- **WORK TO DO**
Leaving out every picture, retype the lines below from the top through the one that contains "const kTicks = [0, 0.2, 0.4, 0.6, 0.8, 1, 1.2];".

- **PROVIDED MATERIAL**
>> Start

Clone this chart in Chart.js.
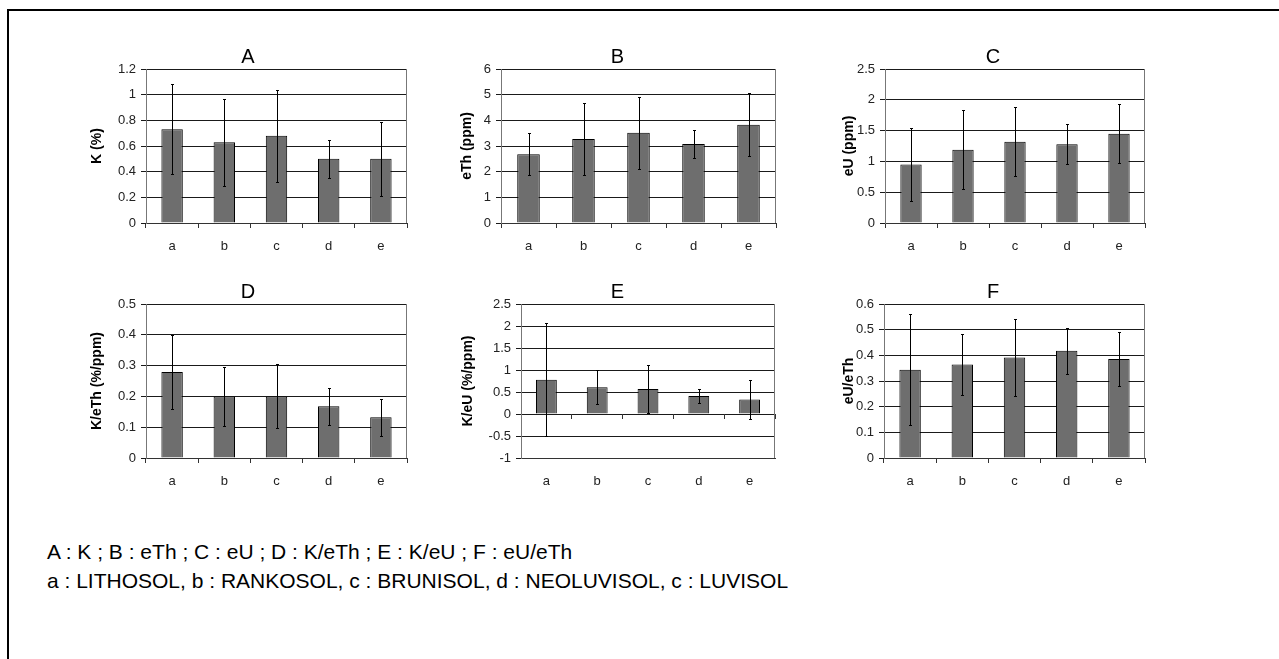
<!DOCTYPE html>
<html>
<head>
<meta charset="utf-8">
<script src="https://cdn.jsdelivr.net/npm/chart.js@4/dist/chart.umd.min.js"></script>
<style>
  html, body { margin: 0; padding: 0; background: #fff; }
  body { width: 1279px; height: 659px; position: relative; overflow: hidden; font-family: "Liberation Sans", Arial, sans-serif; }
  .frame { position: absolute; left: 7px; top: 9px; right: -10px; bottom: -10px; border-top: 2px solid #000; border-left: 2px solid #000; }
  canvas { position: absolute; }
  .note { position: absolute; left: 47px; font-size: 21px; color: #000; white-space: nowrap; line-height: 1; }
</style>
</head>
<body>
<div class="frame"></div>
<canvas id="cA"></canvas>
<canvas id="cB"></canvas>
<canvas id="cC"></canvas>
<canvas id="cD"></canvas>
<canvas id="cE"></canvas>
<canvas id="cF"></canvas>
<div class="note" style="top:541px">A : K ; B : eTh ; C : eU ; D : K/eTh ; E : K/eU ; F : eU/eTh</div>
<div class="note" style="top:570px">a : LITHOSOL, b : RANKOSOL, c : BRUNISOL, d : NEOLUVISOL, c : LUVISOL</div>
<script>
// soil classes
const categories = ['a', 'b', 'c', 'd', 'e'];

// A : K (%)
const kMean = [0.73, 0.63, 0.68, 0.50, 0.50];
const kErr = [0.35, 0.34, 0.36, 0.15, 0.29];
const kTicks = [0, 0.2, 0.4, 0.6, 0.8, 1, 1.2];

// B : eTh (ppm)
const eThMean = [2.68, 3.27, 3.52, 3.08, 3.83];
const eThErr = [0.82, 1.40, 1.40, 0.56, 1.23];
const eThTicks = [0, 1, 2, 3, 4, 5, 6];

// C : eU (ppm)
const eUMean = [0.95, 1.19, 1.32, 1.28, 1.45];
const eUErr = [0.60, 0.64, 0.56, 0.32, 0.48];
const eUTicks = [0, 0.5, 1, 1.5, 2, 2.5];

// D : K/eTh
const kEThMean = [0.279, 0.200, 0.200, 0.168, 0.132];
const kEThErr = [0.120, 0.097, 0.104, 0.060, 0.059];
const kEThTicks = [0, 0.1, 0.2, 0.3, 0.4, 0.5];

// E : K/eU
const kEUMean = [0.78, 0.61, 0.57, 0.41, 0.33];
const kEUErr = [1.29, 0.38, 0.55, 0.155, 0.445];
const kEUTicks = [-1, -0.5, 0, 0.5, 1, 1.5, 2, 2.5];

// F : eU/eTh
const eUEThMean = [0.344, 0.364, 0.392, 0.418, 0.386];
const eUEThErr = [0.216, 0.120, 0.150, 0.090, 0.104];
const eUEThTicks = [0, 0.1, 0.2, 0.3, 0.4, 0.5, 0.6];

const FONT = '"Liberation Sans", Arial, sans-serif';

// symmetric error bars drawn through the y scale
const errorBars = {
  id: 'errorBars',
  afterDatasetsDraw(chart) {
    const ctx = chart.ctx;
    const y = chart.scales.y;
    const ds = chart.data.datasets[0];
    const meta = chart.getDatasetMeta(0);
    ctx.save();
    ctx.strokeStyle = '#000';
    ctx.lineWidth = 1;
    meta.data.forEach((bar, i) => {
      const x = Math.round(bar.x) + 0.5;
      const hi = Math.round(y.getPixelForValue(ds.data[i] + ds.errors[i])) + 0.5;
      const lo = Math.round(y.getPixelForValue(ds.data[i] - ds.errors[i])) + 0.5;
      ctx.beginPath();
      ctx.moveTo(x, hi); ctx.lineTo(x, lo);
      ctx.moveTo(x - 1.5, hi); ctx.lineTo(x + 1.5, hi);
      ctx.moveTo(x - 1.5, lo); ctx.lineTo(x + 1.5, lo);
      ctx.stroke();
    });
    ctx.restore();
  }
};

// grey right edge of the plot box
const rightEdge = {
  id: 'rightEdge',
  beforeDatasetsDraw(chart) {
    const a = chart.chartArea, ctx = chart.ctx;
    ctx.save();
    ctx.strokeStyle = '#777';
    ctx.lineWidth = 1;
    ctx.beginPath();
    ctx.moveTo(Math.round(a.right) - 0.5, a.top);
    ctx.lineTo(Math.round(a.right) - 0.5, a.bottom);
    ctx.stroke();
    ctx.restore();
  }
};

function makePanel(id, title, yTitle, mean, err, ticks, box, zeroAxis) {
  const [titleX, left, right, top, bottom] = box;
  const cx = titleX - 8, cy = top - 26;
  const cw = right - cx + 3, ch = bottom + 40 - cy;
  const cv = document.getElementById(id);
  cv.width = cw; cv.height = ch;
  cv.style.left = cx + 'px'; cv.style.top = cy + 'px';

  const scales = {
    x: {
      grid: { offset: true, drawOnChartArea: false, drawTicks: !zeroAxis, tickLength: zeroAxis ? 0 : 5, color: '#333' },
      border: { display: true, color: '#333', width: 1 },
      ticks: { color: '#222', font: { family: FONT, size: 13 }, padding: zeroAxis ? 16 : 11 },
      afterFit(s) { s.height = 40; }
    },
    y: {
      min: ticks[0],
      max: ticks[ticks.length - 1],
      afterBuildTicks(s) { s.ticks = ticks.map(v => ({ value: v })); },
      grid: { color: '#1a1a1a', tickLength: 5 },
      border: { display: true, color: '#777', width: 1 },
      ticks: { color: '#222', font: { family: FONT, size: 13 }, padding: 5, callback: v => String(+v.toFixed(2)) },
      title: { display: true, text: yTitle, color: '#000', font: { family: FONT, size: 14, weight: 'bold' }, padding: 0 },
      afterFit(s) { s.width = left - cx; }
    }
  };
  if (zeroAxis) {
    scales.x2 = {
      type: 'category',
      position: { y: 0 },
      offset: true,
      grid: { offset: true, drawOnChartArea: false, drawTicks: true, tickLength: 5, color: '#333' },
      border: { display: false },
      ticks: { display: false }
    };
  }

  return new Chart(cv, {
    type: 'bar',
    data: {
      labels: categories,
      datasets: [{
        data: mean,
        errors: err,
        backgroundColor: '#6e6e6e',
        borderColor: '#000',
        borderWidth: 1,
        barPercentage: 0.41,
        categoryPercentage: 1
      }]
    },
    options: {
      responsive: false,
      animation: false,
      layout: { padding: { top: 2, right: 3, left: 0, bottom: 0 } },
      plugins: {
        legend: { display: false },
        tooltip: { enabled: false },
        title: { display: true, text: title, color: '#000', font: { family: FONT, size: 20, weight: 'normal' }, padding: 0 }
      },
      scales: scales
    },
    plugins: [rightEdge, errorBars]
  });
}

makePanel('cA', 'A', 'K (%)', kMean, kErr, kTicks, [97, 146, 407, 69, 223]);
makePanel('cB', 'B', 'eTh (ppm)', eThMean, eThErr, eThTicks, [467, 501, 776, 69, 223]);
makePanel('cC', 'C', 'eU (ppm)', eUMean, eUErr, eUTicks, [849, 885, 1145, 69, 223]);
makePanel('cD', 'D', 'K/eTh (%/ppm)', kEThMean, kEThErr, kEThTicks, [97, 146, 407, 304, 458]);
makePanel('cE', 'E', 'K/eU (%/ppm)', kEUMean, kEUErr, kEUTicks, [468, 521, 775, 304, 458], true);
makePanel('cF', 'F', 'eU/eTh', eUEThMean, eUEThErr, eUEThTicks, [849, 884, 1145, 304, 458]);
</script>
</body>
</html>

>> End

- **FINAL RESULT**
Clone this chart in Chart.js.
<!DOCTYPE html>
<html>
<head>
<meta charset="utf-8">
<script src="https://cdn.jsdelivr.net/npm/chart.js@4/dist/chart.umd.min.js"></script>
<style>
  html, body { margin: 0; padding: 0; background: #fff; }
  body { width: 1279px; height: 659px; position: relative; overflow: hidden; font-family: "Liberation Sans", Arial, sans-serif; }
  .frame { position: absolute; left: 7px; top: 9px; right: -10px; bottom: -10px; border-top: 2px solid #000; border-left: 2px solid #000; }
  canvas { position: absolute; }
  .note { position: absolute; left: 47px; font-size: 21px; color: #000; white-space: nowrap; line-height: 1; }
</style>
</head>
<body>
<div class="frame"></div>
<canvas id="cA"></canvas>
<canvas id="cB"></canvas>
<canvas id="cC"></canvas>
<canvas id="cD"></canvas>
<canvas id="cE"></canvas>
<canvas id="cF"></canvas>
<div class="note" style="top:541px">A : K ; B : eTh ; C : eU ; D : K/eTh ; E : K/eU ; F : eU/eTh</div>
<div class="note" style="top:570px">a : LITHOSOL, b : RANKOSOL, c : BRUNISOL, d : NEOLUVISOL, c : LUVISOL</div>
<script>
// soil classes
const categories = ['a', 'b', 'c', 'd', 'e'];

// A : K (%)
const kMean = [0.73, 0.63, 0.68, 0.50, 0.50];
const kErr = [0.35, 0.34, 0.36, 0.15, 0.29];
const kTicks = [0, 0.2, 0.4, 0.6, 0.8, 1, 1.2];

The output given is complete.